When I started in security analytics several years ago, the choice of tool and platform was typically dictated for you, usually based on earlier investments the company had already made. These days, scientists have the opposite problem: a dizzying array of tools in a variety of licensing modes. The frustrations of limited toolsets have been replaced by the anxiety of choice. As wonderful as unlimited options may seem, in reality we must limit our options in order to be successful. Ideally, an organization can converge on a single choice: not perfect, but one that allows maximizing benefit while decreasing the challenges of maintenance.
At JASK, we have chosen a toolset that we think does that: Google Tensorflow. At a high level these were the reasons:
- Data Science needs a toolset that can take advantage of either CPU’s or GPU’s, or a mix of them.

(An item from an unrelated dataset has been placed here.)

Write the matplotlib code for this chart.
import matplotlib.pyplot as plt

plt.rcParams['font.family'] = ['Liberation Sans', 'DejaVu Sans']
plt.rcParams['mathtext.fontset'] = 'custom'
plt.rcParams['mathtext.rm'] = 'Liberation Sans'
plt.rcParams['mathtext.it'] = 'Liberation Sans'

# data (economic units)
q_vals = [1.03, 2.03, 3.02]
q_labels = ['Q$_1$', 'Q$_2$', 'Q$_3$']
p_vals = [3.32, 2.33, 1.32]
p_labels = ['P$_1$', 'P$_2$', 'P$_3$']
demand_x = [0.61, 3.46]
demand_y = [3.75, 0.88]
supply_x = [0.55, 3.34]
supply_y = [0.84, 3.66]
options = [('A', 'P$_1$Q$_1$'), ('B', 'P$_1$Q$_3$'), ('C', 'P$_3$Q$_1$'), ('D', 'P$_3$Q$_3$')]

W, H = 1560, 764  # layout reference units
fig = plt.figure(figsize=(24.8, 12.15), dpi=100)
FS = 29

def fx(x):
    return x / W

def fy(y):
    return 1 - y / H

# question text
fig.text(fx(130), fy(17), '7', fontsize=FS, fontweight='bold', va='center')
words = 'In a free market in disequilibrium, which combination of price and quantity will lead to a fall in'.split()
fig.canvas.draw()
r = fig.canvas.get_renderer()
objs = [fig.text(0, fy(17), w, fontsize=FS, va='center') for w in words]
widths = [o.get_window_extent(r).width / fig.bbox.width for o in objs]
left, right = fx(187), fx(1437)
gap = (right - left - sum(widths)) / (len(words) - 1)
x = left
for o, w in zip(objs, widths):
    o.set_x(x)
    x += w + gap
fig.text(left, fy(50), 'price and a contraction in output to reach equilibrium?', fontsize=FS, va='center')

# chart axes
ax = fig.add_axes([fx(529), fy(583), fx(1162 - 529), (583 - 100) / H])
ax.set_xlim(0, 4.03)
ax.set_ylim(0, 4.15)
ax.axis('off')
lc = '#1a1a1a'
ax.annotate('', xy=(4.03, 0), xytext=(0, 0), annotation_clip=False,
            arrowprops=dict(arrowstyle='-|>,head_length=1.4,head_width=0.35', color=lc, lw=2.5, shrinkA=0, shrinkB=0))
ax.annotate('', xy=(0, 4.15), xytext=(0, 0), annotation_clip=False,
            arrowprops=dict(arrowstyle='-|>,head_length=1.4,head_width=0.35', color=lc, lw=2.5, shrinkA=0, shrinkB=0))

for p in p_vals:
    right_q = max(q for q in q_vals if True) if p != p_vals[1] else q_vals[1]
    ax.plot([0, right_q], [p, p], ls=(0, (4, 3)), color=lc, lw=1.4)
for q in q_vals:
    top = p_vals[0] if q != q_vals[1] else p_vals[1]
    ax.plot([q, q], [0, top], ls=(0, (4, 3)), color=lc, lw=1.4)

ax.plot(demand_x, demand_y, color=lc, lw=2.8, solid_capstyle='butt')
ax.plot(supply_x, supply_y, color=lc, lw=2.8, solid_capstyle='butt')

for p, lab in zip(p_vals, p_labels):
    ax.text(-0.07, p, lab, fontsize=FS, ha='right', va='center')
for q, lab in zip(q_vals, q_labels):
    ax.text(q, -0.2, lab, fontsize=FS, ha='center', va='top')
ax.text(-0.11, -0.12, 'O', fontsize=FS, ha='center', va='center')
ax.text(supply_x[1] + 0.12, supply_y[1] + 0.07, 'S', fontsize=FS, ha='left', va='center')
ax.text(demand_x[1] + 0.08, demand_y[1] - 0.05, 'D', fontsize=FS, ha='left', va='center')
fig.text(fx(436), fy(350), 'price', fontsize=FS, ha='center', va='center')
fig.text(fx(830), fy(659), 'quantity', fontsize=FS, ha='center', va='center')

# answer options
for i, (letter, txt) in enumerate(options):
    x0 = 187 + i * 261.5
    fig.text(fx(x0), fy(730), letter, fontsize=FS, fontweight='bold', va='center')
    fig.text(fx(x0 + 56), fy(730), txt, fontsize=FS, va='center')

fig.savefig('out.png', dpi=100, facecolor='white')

- A product for model building must recognize that the best language for modelling is not the best language for algorithms.
- The experiences of local development and cluster development should be the same
We need more cowbell.
It seems intuitive to use as much processing power as a piece of hardware offers; unfortunately, we rarely have this option. Most notebooks and workstations either have a combined GPU/CPU on board (not always NVidia), and high performing GPU’s are a special-option only on most servers. On the other hand, while a GPU is fantastic at certain problems (matrix multiplication, for example) no class on GPU programming would tell you to do everything on a GPU. If you did hear this in a class, I recommend a supplement Heterogeneous Parallel Programming. Tensorflow meets this requirement: I can develop on a laptop with no GPU’s, then run the same node on a cloud instance with an array of GPU’s installed.

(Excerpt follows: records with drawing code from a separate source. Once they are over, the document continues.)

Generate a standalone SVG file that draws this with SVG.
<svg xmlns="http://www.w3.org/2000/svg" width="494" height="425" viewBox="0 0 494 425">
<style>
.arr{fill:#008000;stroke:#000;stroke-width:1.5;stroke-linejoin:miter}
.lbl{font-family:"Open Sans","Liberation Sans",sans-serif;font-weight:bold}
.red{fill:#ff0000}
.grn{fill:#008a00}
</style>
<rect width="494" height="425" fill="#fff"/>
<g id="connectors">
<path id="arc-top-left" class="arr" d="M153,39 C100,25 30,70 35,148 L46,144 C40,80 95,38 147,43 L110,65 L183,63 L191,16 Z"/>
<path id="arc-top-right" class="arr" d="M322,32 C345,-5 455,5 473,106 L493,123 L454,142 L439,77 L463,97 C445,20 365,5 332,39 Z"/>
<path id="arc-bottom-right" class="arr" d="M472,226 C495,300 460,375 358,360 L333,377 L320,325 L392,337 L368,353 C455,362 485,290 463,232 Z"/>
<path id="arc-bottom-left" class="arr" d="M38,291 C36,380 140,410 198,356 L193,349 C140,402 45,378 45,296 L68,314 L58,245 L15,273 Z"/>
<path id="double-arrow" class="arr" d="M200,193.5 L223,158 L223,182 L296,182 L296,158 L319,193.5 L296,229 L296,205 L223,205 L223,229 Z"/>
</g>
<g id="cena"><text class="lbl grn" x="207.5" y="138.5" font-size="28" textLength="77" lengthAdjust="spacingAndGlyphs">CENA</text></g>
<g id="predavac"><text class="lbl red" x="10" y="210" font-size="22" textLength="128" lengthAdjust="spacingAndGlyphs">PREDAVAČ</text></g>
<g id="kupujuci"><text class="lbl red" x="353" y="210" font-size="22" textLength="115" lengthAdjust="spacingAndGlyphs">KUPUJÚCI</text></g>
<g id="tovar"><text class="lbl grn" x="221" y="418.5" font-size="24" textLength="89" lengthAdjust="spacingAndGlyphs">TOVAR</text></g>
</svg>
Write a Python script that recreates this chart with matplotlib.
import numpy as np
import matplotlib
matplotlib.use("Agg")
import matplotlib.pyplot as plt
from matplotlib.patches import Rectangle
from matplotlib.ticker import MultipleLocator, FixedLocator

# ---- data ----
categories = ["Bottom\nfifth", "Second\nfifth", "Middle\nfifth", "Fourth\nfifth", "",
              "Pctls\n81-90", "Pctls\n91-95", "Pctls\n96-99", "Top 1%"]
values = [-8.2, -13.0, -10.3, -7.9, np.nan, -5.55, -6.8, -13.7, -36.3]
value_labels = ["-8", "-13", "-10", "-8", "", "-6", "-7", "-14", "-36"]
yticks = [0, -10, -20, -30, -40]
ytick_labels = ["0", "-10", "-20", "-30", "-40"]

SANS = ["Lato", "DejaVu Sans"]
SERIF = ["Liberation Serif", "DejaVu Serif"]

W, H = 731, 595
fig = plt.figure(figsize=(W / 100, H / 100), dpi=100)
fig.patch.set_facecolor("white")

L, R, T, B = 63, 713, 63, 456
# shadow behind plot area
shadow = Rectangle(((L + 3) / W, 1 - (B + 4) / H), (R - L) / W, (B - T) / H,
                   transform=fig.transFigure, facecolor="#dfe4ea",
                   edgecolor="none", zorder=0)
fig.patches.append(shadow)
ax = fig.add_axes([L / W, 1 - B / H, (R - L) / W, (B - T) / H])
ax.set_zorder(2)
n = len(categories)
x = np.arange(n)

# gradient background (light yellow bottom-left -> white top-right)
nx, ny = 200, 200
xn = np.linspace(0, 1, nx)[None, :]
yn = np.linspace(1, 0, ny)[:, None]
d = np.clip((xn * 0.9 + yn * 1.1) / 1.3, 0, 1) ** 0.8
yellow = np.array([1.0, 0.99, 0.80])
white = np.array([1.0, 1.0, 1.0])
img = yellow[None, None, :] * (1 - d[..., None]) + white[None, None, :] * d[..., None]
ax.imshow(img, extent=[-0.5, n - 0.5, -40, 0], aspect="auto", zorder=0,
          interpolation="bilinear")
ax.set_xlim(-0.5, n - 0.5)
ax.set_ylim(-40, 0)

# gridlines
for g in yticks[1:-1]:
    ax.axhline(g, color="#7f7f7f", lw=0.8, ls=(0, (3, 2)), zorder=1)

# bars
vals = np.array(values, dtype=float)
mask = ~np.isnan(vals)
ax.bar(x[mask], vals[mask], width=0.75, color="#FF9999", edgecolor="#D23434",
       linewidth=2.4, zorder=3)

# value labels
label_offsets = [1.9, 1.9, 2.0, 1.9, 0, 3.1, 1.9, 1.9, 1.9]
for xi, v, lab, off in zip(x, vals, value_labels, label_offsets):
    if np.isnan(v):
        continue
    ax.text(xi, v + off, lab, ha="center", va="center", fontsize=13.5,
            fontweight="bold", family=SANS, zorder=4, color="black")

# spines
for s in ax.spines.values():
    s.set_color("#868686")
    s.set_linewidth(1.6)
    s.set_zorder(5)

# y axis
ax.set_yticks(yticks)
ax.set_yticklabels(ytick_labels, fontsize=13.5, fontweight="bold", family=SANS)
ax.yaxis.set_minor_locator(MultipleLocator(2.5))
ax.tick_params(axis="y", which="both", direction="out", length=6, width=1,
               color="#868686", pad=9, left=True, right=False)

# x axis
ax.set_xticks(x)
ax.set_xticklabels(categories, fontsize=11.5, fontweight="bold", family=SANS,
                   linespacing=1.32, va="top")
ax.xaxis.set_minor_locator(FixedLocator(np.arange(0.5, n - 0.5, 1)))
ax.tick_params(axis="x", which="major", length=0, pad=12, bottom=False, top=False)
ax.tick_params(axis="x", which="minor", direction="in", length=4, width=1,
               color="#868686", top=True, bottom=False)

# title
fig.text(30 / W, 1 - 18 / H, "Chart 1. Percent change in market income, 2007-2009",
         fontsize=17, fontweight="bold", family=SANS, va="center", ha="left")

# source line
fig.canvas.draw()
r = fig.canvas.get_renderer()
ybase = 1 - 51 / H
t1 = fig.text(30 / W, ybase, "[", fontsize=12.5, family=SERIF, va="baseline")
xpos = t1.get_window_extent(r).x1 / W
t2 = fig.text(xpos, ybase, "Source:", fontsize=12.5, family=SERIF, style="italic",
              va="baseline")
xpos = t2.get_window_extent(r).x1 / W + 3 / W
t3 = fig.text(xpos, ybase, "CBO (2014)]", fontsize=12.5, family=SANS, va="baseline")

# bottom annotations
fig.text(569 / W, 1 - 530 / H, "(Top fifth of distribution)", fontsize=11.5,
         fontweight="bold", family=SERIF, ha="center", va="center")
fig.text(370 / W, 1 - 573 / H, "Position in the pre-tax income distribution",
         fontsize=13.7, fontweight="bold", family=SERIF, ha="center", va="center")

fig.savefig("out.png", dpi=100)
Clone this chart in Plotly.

A statistician and a mathematician walk into a bar …
Back at University, Computational Finance and Applied Mathematics shared some faculty, even attended the same graduation ceremony. Yet, all their coursework was in R and ours was in Matlab, which I think is the most concise illustration of model vs algorithm building in terms of software tools. Here’s another one: some believe in having a minimal knowledge of each algorithm’s inner workings and a wide view of all the possibilities and available tools, while others believe in the need to understand fewer algorithms but deep enough to program them yourself. I now have a theory for a likely reason behind this: your position on the spectrum I described, is a function of how much hate and fear you have for C and C++ programming. To unite these examples, the Quant’s and the Amath’s both knew python, and to take advantage of decades of numerical optimization you have to do it in C (or let’s face it, Fortran). ML solutions must be built on something that can bridge these two worlds: Tensorflow’s Python code for the model, which is compiled into C builds that bridge.
Anyone know a pop culture reference about parallel programming?

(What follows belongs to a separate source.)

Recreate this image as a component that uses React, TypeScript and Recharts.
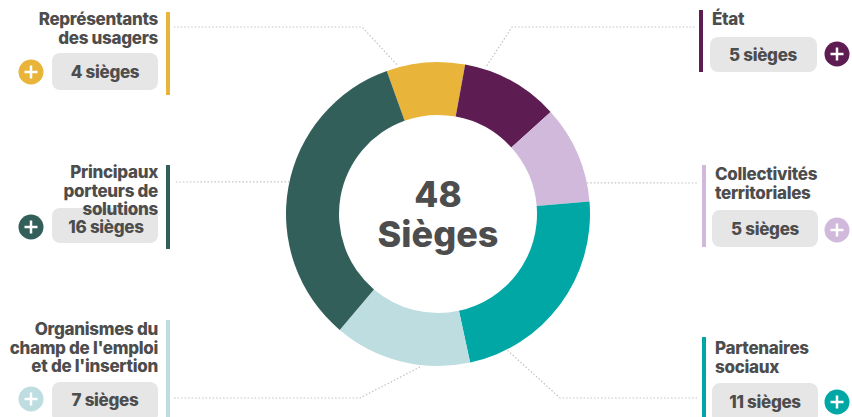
import React from 'react';
import { PieChart, Pie, Cell } from 'recharts';

const categories = [
  'Représentants des usagers',
  'État',
  'Collectivités territoriales',
  'Partenaires sociaux',
  "Organismes du champ de l'emploi et de l'insertion",
  'Principaux porteurs de solutions',
];
const seats = [4, 5, 5, 11, 7, 16];
const seatLabels = ['4 sièges', '5 sièges', '5 sièges', '11 sièges', '7 sièges', '16 sièges'];
const titleLines = [
  ['Représentants', 'des usagers'],
  ['État'],
  ['Collectivités', 'territoriales'],
  ['Partenaires', 'sociaux'],
  ['Organismes du', "champ de l'emploi", "et de l'insertion"],
  ['Principaux', 'porteurs de', 'solutions'],
];
const centerWord = 'Sièges';
const colors = ['#E8B43A', '#5D1D53', '#D0B9DA', '#00A7A5', '#BDDDE0', '#335F5B'];

const data = categories.map((name, i) => ({ name, value: seats[i] }));
const total = seats.reduce((a, b) => a + b, 0);

const W = 852;
const H = 417;
const FONT = 'Inter, "Noto Sans", sans-serif';
const TEXT = '#4d4d4d';
const PILL = '#E6E6E6';
const LINE = '#c2c2c2';

type Layout = {
  side: 'left' | 'right';
  barX: number; barY1: number; barY2: number;
  textX: number; titleY: number;
  pillX: number; pillY: number; pillW: number; pillH: number; pillTextX: number; pillTextY: number;
  plusX: number; plusY: number;
  angle: number; rOff: number; points: [number, number][];
};

const layouts: Layout[] = [
  { side: 'left', barX: 166, barY1: 12, barY2: 95, textX: 158, titleY: 25,
    pillX: 52, pillY: 53, pillW: 106, pillH: 37, pillTextX: 105, pillTextY: 72, plusX: 31, plusY: 72,
    angle: -15.4, rOff: 3, points: [[362, 27], [174, 27]] },
  { side: 'right', barX: 699, barY1: 10, barY2: 72, textX: 712, titleY: 25,
    pillX: 710, pillY: 37, pillW: 107, pillH: 35, pillTextX: 763, pillTextY: 55, plusX: 837, plusY: 54,
    angle: 18.2, rOff: 4, points: [[512, 27], [697, 27]] },
  { side: 'right', barX: 702, barY1: 165, barY2: 247, textX: 715, titleY: 180,
    pillX: 712, pillY: 210, pillW: 106, pillH: 37, pillTextX: 765, pillTextY: 229, plusX: 837, plusY: 230,
    angle: 78.2, rOff: 0, points: [[698, 183]] },
  { side: 'right', barX: 702, barY1: 337, barY2: 417, textX: 715, titleY: 354,
    pillX: 712, pillY: 383, pillW: 106, pillH: 40, pillTextX: 765, pillTextY: 402, plusX: 837, plusY: 402,
    angle: 153, rOff: 1, points: [[560, 398], [698, 398]] },
  { side: 'left', barX: 166, barY1: 320, barY2: 417, textX: 158, titleY: 335,
    pillX: 52, pillY: 382, pillW: 106, pillH: 40, pillTextX: 105, pillTextY: 400, plusX: 31, plusY: 399,
    angle: 186.7, rOff: 2, points: [[360, 398], [174, 398]] },
  { side: 'left', barX: 166, barY1: 165, barY2: 249, textX: 158, titleY: 178,
    pillX: 52, pillY: 208, pillW: 106, pillH: 35, pillTextX: 106, pillTextY: 227, plusX: 31, plusY: 227,
    angle: -77.8, rOff: 0, points: [[174, 182]] },
];

const LINE_H = 18.5;
const LABEL_SIZE = 17;

const renderLabel = (props: any) => {
  const { cx, cy, outerRadius, index } = props;
  const L = layouts[index];
  const color = colors[index];
  const rad = (L.angle * Math.PI) / 180;
  const r = outerRadius + L.rOff;
  const sx = cx + r * Math.sin(rad);
  const sy = cy - r * Math.cos(rad);
  const pts = [[sx, sy], ...L.points].map((p) => p.join(',')).join(' ');
  const anchor = L.side === 'left' ? 'end' : 'start';
  const lines = titleLines[index];
  return (
    <g key={`lab-${index}`}>
      <polyline points={pts} fill="none" stroke={LINE} strokeWidth={1.2} strokeDasharray="1.5 2" />
      <rect x={L.barX} y={L.barY1} width={4} height={L.barY2 - L.barY1} fill={color} />
      <rect x={L.pillX} y={L.pillY} width={L.pillW} height={L.pillH} rx={8} ry={8} fill={PILL} />
      {lines.map((t, i) => (
        <text key={i} x={L.textX} y={L.titleY + i * LINE_H} textAnchor={anchor}
          fontFamily={FONT} fontWeight={800} fontSize={LABEL_SIZE} fill={TEXT} letterSpacing={-0.3}>
          {t}
        </text>
      ))}
      <text x={L.pillTextX} y={L.pillTextY} textAnchor="middle" dominantBaseline="central"
        fontFamily={FONT} fontWeight={800} fontSize={LABEL_SIZE} fill={TEXT} letterSpacing={-0.3}>
        {seatLabels[index]}
      </text>
      <circle cx={L.plusX} cy={L.plusY} r={12.5} fill={color} />
      <rect x={L.plusX - 6.5} y={L.plusY - 1.25} width={13} height={2.5} fill="#ffffff" />
      <rect x={L.plusX - 1.25} y={L.plusY - 6.5} width={2.5} height={13} fill="#ffffff" />
      {index === 0 && (
        <g>
          <text x={cx} y={cy - 7} textAnchor="middle" fontFamily={FONT} fontWeight={800}
            fontSize={35} fill={TEXT}>
            {String(total)}
          </text>
          <text x={cx} y={cy + 33} textAnchor="middle" fontFamily={FONT} fontWeight={800}
            fontSize={36} fill={TEXT}>
            {centerWord}
          </text>
        </g>
      )}
    </g>
  );
};

export default function App() {
  return (
    <div style={{ position: 'absolute', left: 0, top: 0, width: W, height: H, background: '#fff' }}>
      <PieChart width={W} height={H} margin={{ top: 0, right: 0, bottom: 0, left: 0 }}>
        <Pie
          data={data}
          dataKey="value"
          nameKey="name"
          cx={438}
          cy={214}
          innerRadius={99}
          outerRadius={152}
          startAngle={109.7}
          endAngle={-250.3}
          stroke="none"
          paddingAngle={0}
          label={renderLabel}
          labelLine={false}
          isAnimationActive={false}
        >
          {data.map((d, i) => (
            <Cell key={d.name} fill={colors[i]} />
          ))}
        </Pie>
      </PieChart>
    </div>
  );
}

As much as I would like every data scientist in the world to have their own Hadoop cluster, we know that’s not going to happen. Also, in line with Moore’s law, today’s laptop surpasses the main frame I helped my father load punch cards into when I was little. Doing your development on clusters is expensive, and debugging and testing become problematic as well. I have found that I am more willing to give up some application performance than to pay the price of easy debugging and testing. I find that with some education, data scientists can be persuaded to do their development with “small data”, and we can treat cluster paralleling and performance in a separate step. The ability to develop, test, and run on a local machine and then treat parallelization as a configuration step is a very nice thing about Tensorflow.
Does Tensorflow have everything we need? While baked-in visualization and a large user community are very beneficial, I would trade that for a tool that ran GPU’s from different vendors in a heartbeat. And while it was our choice, there are other good ones to evaluate for yourself. Your mileage may vary, when deciding whats the best tool for you, I recommend also looking at Theano, DSSTNE, and sklearn to see if they are a better fit for you.
But as a team, you have to start somewhere, and my experience has shown that “somewhere” should be somewhat close to what it will look like in production, and something that has enough capability so that you are not limited greatly or required to have 50 different software packages for 50 problems.